Most processes execute in user mode except when they make a system call, at which point they flip temporarily into kernel mode. However, the sched daemon (PID 0) executes permanently in kernel mode due to its importance and is called a kernel process. In contrast to user processes, kernel process code is linked directly into the kernel and does not reside in a separate executable file. In addition, kernel processes are never preempted.

13.4.4. The Process Hierarchy

When a process duplicates by using fork (), the original process is known as the parent of the new process, or child process. The init process, PID 1, is the process from which all user processes are descended. Parent and child processes are therefore related in a hierarchy, with the init process as the root of the hierarchy. Figure 13-22 illustrates a process hierarchy involving four processes.

[Page 553]

Figure 13-22. Process hierarchy.

13.4.5. Process States

Every process in the system can be in one of six possible states, as follows:

Running, which means that the process is currently using the CPU.
Running/runable, which means that the process is in the run queue and can make use of the CPU as soon as it becomes available.
Waiting/sleeping, which means that the process is waiting for an event to occur and it may be interrupted. For example, if a process executes a read () system call, it sleeps until the I/O request completes.
Waiting/uninterruptible, which means that the process is waiting for a event to occur, but it has disabled signals, so it cannot be interrupted.
Suspended/stopped, which means that the process has been "frozen" by a signal such as SIGSTOP. It will resume only when sent a SIGCONT signal. For example, a Control-Z from the keyboard suspends all of the processes in the foreground job.
Zombified, which means that the process has terminated but its parent has not accepted its exit code. A process remains in existence as a zombie process until its parent accepts its return code using the wait () system call.

13.4.6. Process Kernel Data

In addition to the code and data of a running process, every process in the system has some additional associated "housekeeping" information that is maintained by the kernel for process management. This data is stored in the kernel's data region and is accessible only by the kernel; user processes may not access their process's housekeeping data.
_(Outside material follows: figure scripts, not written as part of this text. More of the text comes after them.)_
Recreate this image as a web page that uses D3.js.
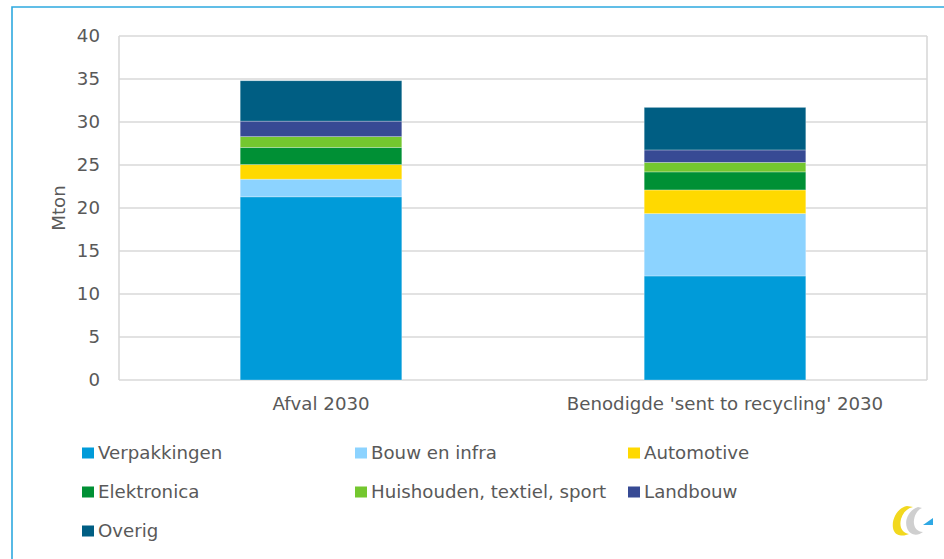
<!DOCTYPE html>
<html><head><meta charset="utf-8">
<script src="https://cdn.jsdelivr.net/npm/d3@7"></script>
<style>
html,body{margin:0;padding:0;background:#fff;}
svg{display:block;}
text{font-family:"DejaVu Sans",sans-serif;fill:#595959;}
</style></head>
<body>
<svg id="chart" width="944" height="559"></svg>
<script>
const categories = ["Afval 2030", "Benodigde 'sent to recycling' 2030"];
const seriesNames = ["Verpakkingen","Bouw en infra","Automotive","Elektronica","Huishouden, textiel, sport","Landbouw","Overig"];
const seriesColors = ["#009BD9","#8CD3FF","#FFD900","#009035","#74C72F","#374A94","#005E83"];
const verpakkingen = [21.3, 12.1];
const bouwInfra = [2.05, 7.25];
const automotive = [1.7, 2.75];
const elektronica = [2.0, 2.1];
const huishouden = [1.25, 1.1];
const landbouw = [1.8, 1.45];
const overig = [4.7, 4.95];
const yTicks = [0,5,10,15,20,25,30,35,40];

const seriesValues = [verpakkingen,bouwInfra,automotive,elektronica,huishouden,landbouw,overig];
const rows = categories.map((c,i)=>{
  const r = {cat:c};
  seriesNames.forEach((s,j)=>r[s]=seriesValues[j][i]);
  return r;
});

const FS = 18.2;
const svg = d3.select("#chart");
const L=119, R=927, T=36, B=380;

// outer frame (blue)
svg.append("path").attr("d","M12,559 L12,7 L944,7")
  .attr("fill","none").attr("stroke","#2EA9DF").attr("stroke-width",1.6);

const x = d3.scaleBand().domain(categories).range([L,R]).paddingInner(0.6).paddingOuter(0.3);
const y = d3.scaleLinear().domain([0,40]).range([B,T]);

// gridlines
svg.append("g").selectAll("line").data(yTicks).join("line")
  .attr("x1",L).attr("x2",R).attr("y1",d=>y(d)).attr("y2",d=>y(d))
  .attr("stroke","#D9D9D9").attr("stroke-width",1.6);
svg.append("line").attr("x1",L).attr("x2",L).attr("y1",T).attr("y2",B).attr("stroke","#D9D9D9").attr("stroke-width",1.6);
svg.append("line").attr("x1",R).attr("x2",R).attr("y1",T).attr("y2",B).attr("stroke","#D9D9D9").attr("stroke-width",1.6);

// y axis labels
const yAxis = d3.axisLeft(y).tickValues(yTicks).tickSize(0).tickPadding(0);
const ga = svg.append("g").attr("transform",`translate(${L-19},0)`).call(yAxis);
ga.select(".domain").remove();
ga.selectAll("text").attr("font-size",FS).attr("fill","#595959").attr("font-family","DejaVu Sans, sans-serif");

// x axis labels
const xAxis = d3.axisBottom(x).tickSize(0).tickPadding(0);
const gx = svg.append("g").attr("transform",`translate(0,${B+17})`).call(xAxis);
gx.select(".domain").remove();
gx.selectAll("text").attr("font-size",FS).attr("fill","#595959").attr("font-family","DejaVu Sans, sans-serif");

// y title
svg.append("text").attr("transform",`translate(65,${(T+B)/2}) rotate(-90)`)
  .attr("text-anchor","middle").attr("font-size",FS).text("Mton");

// stacks
const stack = d3.stack().keys(seriesNames)(rows);
svg.append("g").selectAll("g").data(stack).join("g")
  .attr("fill",(d,i)=>seriesColors[i])
  .selectAll("rect").data(d=>d).join("rect")
  .attr("x",d=>x(d.data.cat)).attr("width",x.bandwidth())
  .attr("y",d=>y(d[1])).attr("height",d=>y(d[0])-y(d[1]))
  .attr("stroke","rgba(255,255,255,0.35)").attr("stroke-width",0.8);

// legend
const legX = [82, 355, 628], legY = [453, 492, 531];
const leg = svg.append("g").selectAll("g").data(seriesNames).join("g")
  .attr("transform",(d,i)=>`translate(${legX[i%3]},${legY[Math.floor(i/3)]})`);
leg.append("rect").attr("x",0).attr("y",-5.5).attr("width",12).attr("height",11)
  .attr("fill",(d,i)=>seriesColors[i]);
leg.append("text").attr("x",16).attr("y",0).attr("dy","0.35em").attr("font-size",FS).text(d=>d);

// logo
const logo = svg.append("g").attr("transform","translate(892,506)");
logo.append("path").attr("d","M15,0 C4,2 -2,17 2,25 C5,31 13,30 17,28 C10,27 7,21 9,13 C11,6 16,2 21,1 Z").attr("fill","#F2D81E");
logo.append("path").attr("d","M26,1 C17,4 12,14 15,22 C18,30 26,30 31,26 C25,26 21,21 22,14 C23,7 27,3 30,2 Z").attr("fill","#CFCFCF");
logo.append("path").attr("d","M31,19 L41,12 L41,19 Z").attr("fill","#2FA8E4");
</script>
</body></html>
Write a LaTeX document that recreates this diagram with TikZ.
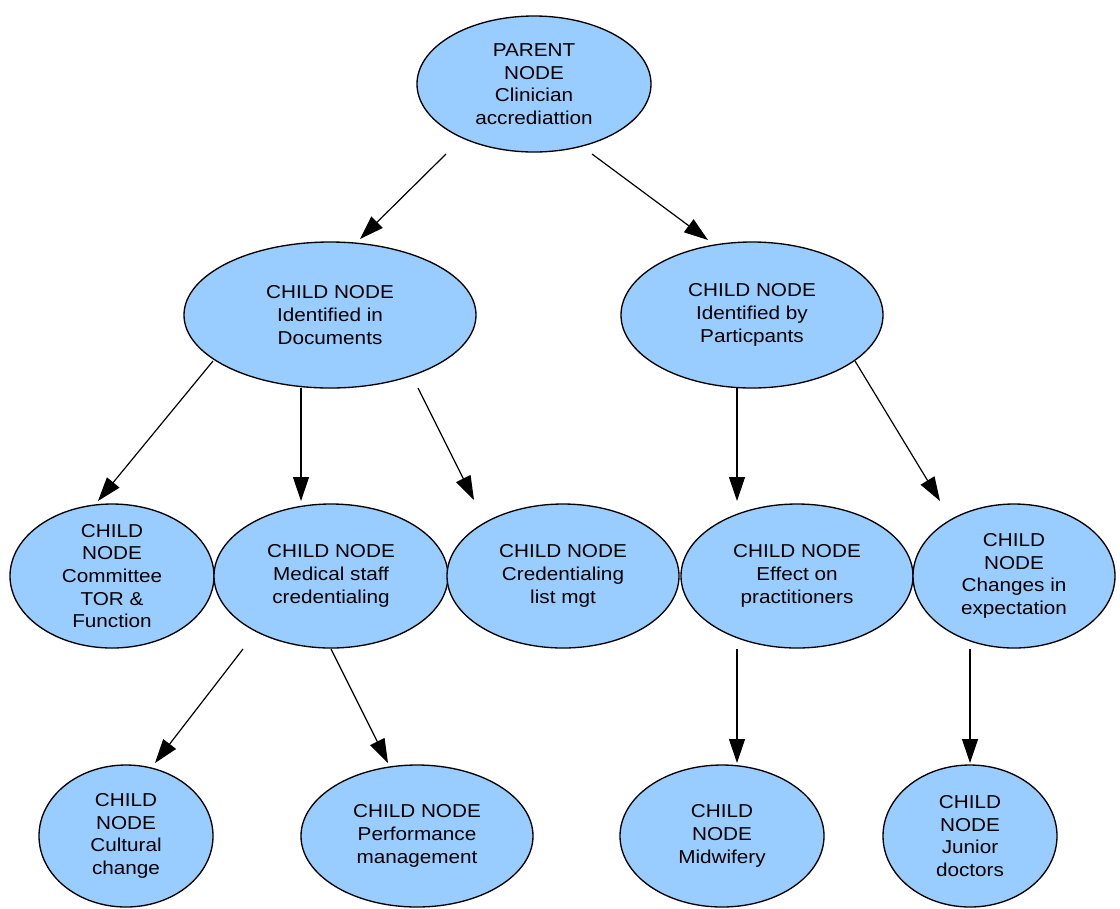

Data within a process's user area includes:

a record of how the process should react to each kind of signal
a record of the process's open file descriptors
a record of the process's virtual memory pages

[Page 554]

Most of this data is maintained in individual structures, which themselves are parts of a doubly linked list that the kernel uses to track all of a type of resource in the system. For example, a single process (or task, as it is called in the Linux kernel code) is represented by a task_struct structure, shown in Figure 13-23.

Figure 13-23. A user process's task_struct.

Each process or task has a kernel structure that contains information about all the files the process is currently using, or open files, as shown in Figure 13-24.

Figure 13-24. Open file information for a task. (This item is displayed on page 555 in the print version)

Whenever the open () system call succeeds and a new file is opened, a new file structure is created, a pointer is added to the files_struct of the process that opened the file, and the file structure is linked into the doubly linked list of open files on the system. Rather than constantly allocating and deallocating these structures in kernel memory, when a file structure is no longer needed, it is added to a free list and reused in the future.

f_op points to a file_operations structure which contains pointers to all I/O operations that are defined for the device driver of the device containing the file. This is used when a user program executes a system call like read (), write (), or lseek ().

[Page 555]

13.4.7. The Task List

The kernel keeps track of all processes in the system by virtue of their being linked together into what is called the task list (this is analogous to the UNIX process table). The kernel keeps a pointer to the head of the list, the task_struct for the init process, and from there it can find all other processes in the system (Figure 13-25).

Figure 13-25. The Linux task list.

13.4.8. The Scheduler

The kernel is responsible for sharing CPU time between competing processes. A section of the kernel code called the scheduler performs this duty, and maintains a special data structure called a run queue that allows it to schedule processes efficiently. The run queue is a linked list of the runable processes that are ready to use the CPU.

[Page 556]

Processes are allocated CPU time in a round-robin fashion in proportion to their importance or what the Linux kernel calls "goodness." Scheduling policy differs for traditional processes and real-time processes, which Linux supports. All real-time processes have a higher priority than any regular process.

The scheduler periodically walks the task list looking for processes that are ready to run to add to the run queue. Then it goes through the run queue to see which process should get CPU access next. Some of the factors the scheduler uses to determine goodness are:

process type (real-time or normal)
priority (can be affected by the nice utility or nice () system call)
amount of time process has already used (it's "less good" if it's been running)

If the scheduler selects the currently running process, then nothing changes. If it selects a different process, then important information about the running process is saved and the new process is given access to the CPU. This is known as a context switch. The old process is put at the end of the run queue (if it is still ready to run) and will get CPU time again after other runable processes have had their turn.

A process can voluntarily give up the CPU in a situation where it will wait for system resources. In this case, it sleeps and the scheduler immediately finds a new process to which to allocate the CPU. An interactive process will tend to have good response time, because while it waits for user action, it uses no CPU time, so its priority increases.